On May 9, the cryptocurrency industry suffered a big blow as the multibillion-dollar stablecoins TerraUSD and Luna lost their peg to the US Dollar. It’s domino effect on other crypto currencies and exchange platforms’ declining value left a sizeable impact on the 1.3 trillion USD cryptocurrencies market.

Terra, based on an algorithm, is connected to its sister token Luna to maintain its peg to the US Dollar. Its value plunged to as low as 11 cents per token. Even though they’re comparatively smaller stablecoins, their collapse led to decreasing value of its much larger rival, Tether. This also led Bitcoin, the world’s biggest digital asset, to sink below 30,000 USD, its lowest level of since late 2020s. Combined, these instances proved to be a single biggest destruction of wealth in the cryptocurrencies industry.
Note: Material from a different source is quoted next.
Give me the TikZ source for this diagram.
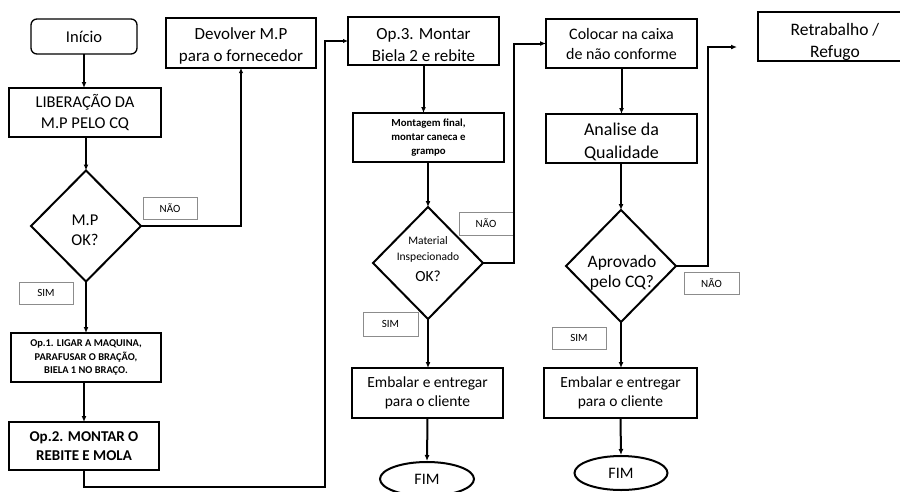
\documentclass[tikz,border=0pt]{standalone}
\usepackage{fontspec}
\setmainfont{Carlito}
\usetikzlibrary{shapes.geometric,arrows.meta}
\newcommand{\fs}[2]{\fontsize{#1}{#2}\selectfont}
\tikzset{
  bx/.style={draw, line width=1.1pt, rectangle, inner sep=0pt, outer sep=0pt, align=center},
  lt/.style={align=center, inner sep=0pt},
  dm/.style={draw, line width=2pt, diamond, inner sep=0pt, outer sep=0pt, align=center},
  dtx/.style={anchor=base, inner sep=0pt},
  lbl/.style={draw=black!45, line width=0.6pt, rectangle, inner sep=0pt, minimum width=54pt, minimum height=22pt, font=\fs{11}{13}},
  fimst/.style={draw, line width=2pt, ellipse, inner sep=0pt, minimum width=94pt, minimum height=34pt, font=\fs{16}{19}},
  arr/.style={line width=2pt, -{Latex[length=6pt,width=5pt]}},
}
\begin{document}
\begin{tikzpicture}[x=1pt,y=-1pt]
\useasboundingbox (0,0) rectangle (900,491);
\clip (0,0) rectangle (900,491);
% column 1
\node[bx, rounded corners=6pt, line width=1.3pt, minimum width=106pt, minimum height=35pt, font=\fs{16.5}{19}] (inicio) at (84,36.5) {Início};
\node[bx, minimum width=152pt, minimum height=49pt, font=\fs{16.5}{21}] (lib) at (85,112.5) {LIBERAÇÃO DA\\M.P PELO CQ};
\node[bx, minimum width=150pt, minimum height=50pt, label={[lt, font=\fs{17}{22}, yshift=-2.5pt]center:{Devolver M.P\\para o fornecedor}}] (dev) at (241,43) {};
\node[dm, minimum width=110pt, minimum height=111pt] (d1) at (86,226) {};
\node[dtx, font=\fs{16.5}{19}] (d1a) at (85,225.5) {M.P};
\node[dtx, font=\fs{16.5}{19}] (d1b) at (85,245.5) {OK?};
\node[lbl] (nao1) at (170,208) {NÃO};
\node[lbl] (sim1) at (46,293) {SIM};
\node[bx, minimum width=150pt, minimum height=49pt, font=\bfseries\fs{10.4}{13.2}] (op1) at (86,357.5) {Op.1. LIGAR A MAQUINA,\\PARAFUSAR O BRAÇÃO,\\BIELA 1 NO BRAÇO.};
\node[bx, minimum width=150pt, minimum height=48pt, font=\bfseries\fs{15}{18.5}] (op2) at (84,446) {Op.2. MONTAR O\\REBITE E MOLA};
% column 2
\node[bx, minimum width=151pt, minimum height=48pt, label={[lt, font=\fs{17}{21.5}, yshift=-4pt]center:{Op.3. Montar\\Biela 2 e rebite}}] (op3) at (423.5,41) {};
\node[bx, minimum width=151pt, minimum height=49pt, font=\bfseries\fs{10.8}{14.2}] (mont) at (428.5,137.5) {Montagem final,\\montar caneca e\\grampo};
\node[dm, minimum width=110pt, minimum height=112pt] (d2) at (428,263) {};
\node[font=\fs{11.5}{14}] (d2a) at (428,241) {Material};
\node[font=\fs{11.5}{14}] (d2b) at (428,257.5) {Inspecionado};
\node[font=\fs{15.5}{18}] (d2c) at (428,276) {OK?};
\node[lbl, minimum height=23pt] (nao2) at (486,223.5) {NÃO};
\node[lbl, minimum width=55pt, minimum height=24pt] (sim2) at (390.5,324) {SIM};
\node[bx, minimum width=151pt, minimum height=50pt, font=\fs{15.5}{18.5}] (emb1) at (427.5,393) {Embalar e entregar\\para o cliente};
\node[fimst] (fim1) at (427,479) {FIM};
% column 3
\node[bx, minimum width=151pt, minimum height=49pt, font=\fs{16}{20}] (col) at (621.5,43.5) {Colocar na caixa\\de não conforme};
\node[bx, minimum width=151pt, minimum height=49pt, label={[lt, font=\fs{18}{23}, yshift=-3pt]center:{Analise da\\Qualidade}}] (ana) at (621.5,138.5) {};
\node[dm, minimum width=110pt, minimum height=112pt] (d3) at (621,266) {};
\node[dtx, font=\fs{17.5}{20}] (d3a) at (622,267.5) {Aprovado};
\node[dtx, font=\fs{17.5}{20}] (d3b) at (622,287.5) {pelo CQ?};
\node[lbl, minimum width=55pt] (nao3) at (711.5,283) {NÃO};
\node[lbl] (sim3) at (579,338) {SIM};
\node[bx, minimum width=153pt, minimum height=50pt, font=\fs{15.5}{18.5}] (emb2) at (620.5,393) {Embalar e entregar\\para o cliente};
\node[fimst, minimum width=93pt] (fim2) at (621,473) {FIM};
% column 4
\node[bx, minimum width=154pt, minimum height=49pt, label={[lt, font=\fs{17.5}{22}, yshift=-5pt]center:{Retrabalho /\\Refugo}}] (ret) at (835,36.5) {};
% connectors
\coordinate (c1) at (325,487);
\coordinate (c2) at (514,263);
\coordinate (c3) at (708,266);
\coordinate (e3) at (737,47);
\draw[arr] (inicio.south) -- (inicio.south |- lib.north);
\draw[arr] (lib.south -| d1.north) -- (d1.north);
\draw[line width=1.6pt, -{Latex[length=5pt,width=4.5pt]}] (d1.east) -| (dev.south);
\draw[arr] (d1.south) -- (d1.south |- op1.north);
\draw[arr] (op1.south -| op2.north) -- (op2.north);
\draw[line width=1.2pt, -{Latex[length=5pt,width=4.5pt]}] (op2.south) |- (c1) |- (op3.west);
\draw[arr] (op3.south) -- (op3.south |- mont.north);
\draw[arr] (mont.south -| d2.north) -- (d2.north);
\draw[arr] (d2.east) -- (c2) |- (col.west);
\draw[arr] (d2.south) -- (d2.south |- emb1.north);
\draw[arr] (emb1.south) -- (fim1.north);
\draw[arr] (col.south -| ana.south) -- (ana.north);
\draw[arr] (ana.south -| d3.north) -- (d3.north);
\draw[arr] (d3.east) -- (c3) |- (e3);
\draw[arr] (d3.south) -- (d3.south |- emb2.north);
\draw[arr] (emb2.south) -- (fim2.north);
\end{tikzpicture}
\end{document}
Stablecoins, as opposed to other crypto currencies, are pegged to a real world fiat currency like the USD or Euro. This means if there are 50,000 stablecoins in circulation, they need to have an equal or more amount of the real world currency they’re pegged to in reserves. These so-called stablecoins can be further used to buy other crypto currencies on exchange platforms, giving traders a sense of stability in a highly volatile market governed entirely by demand and supply. However, there is little to no knowledge about the currency reserves held by the stablecoin creators. This lack of transparency has put these coins under various central governments’ radar, attracting plans to regulate. What differentiates these digital assets from traditional currencies is that they’re decentralised, operating under blockchain technology.

This ‘crypto crash’ comes only months after major companies like EToro, Coinbase & FTX spent millions of dollars advertising at the American Superbowl in February. It was the first time that major crypto companies advertised in the mainstream, dubbing the championship as ‘Cryptobowl’.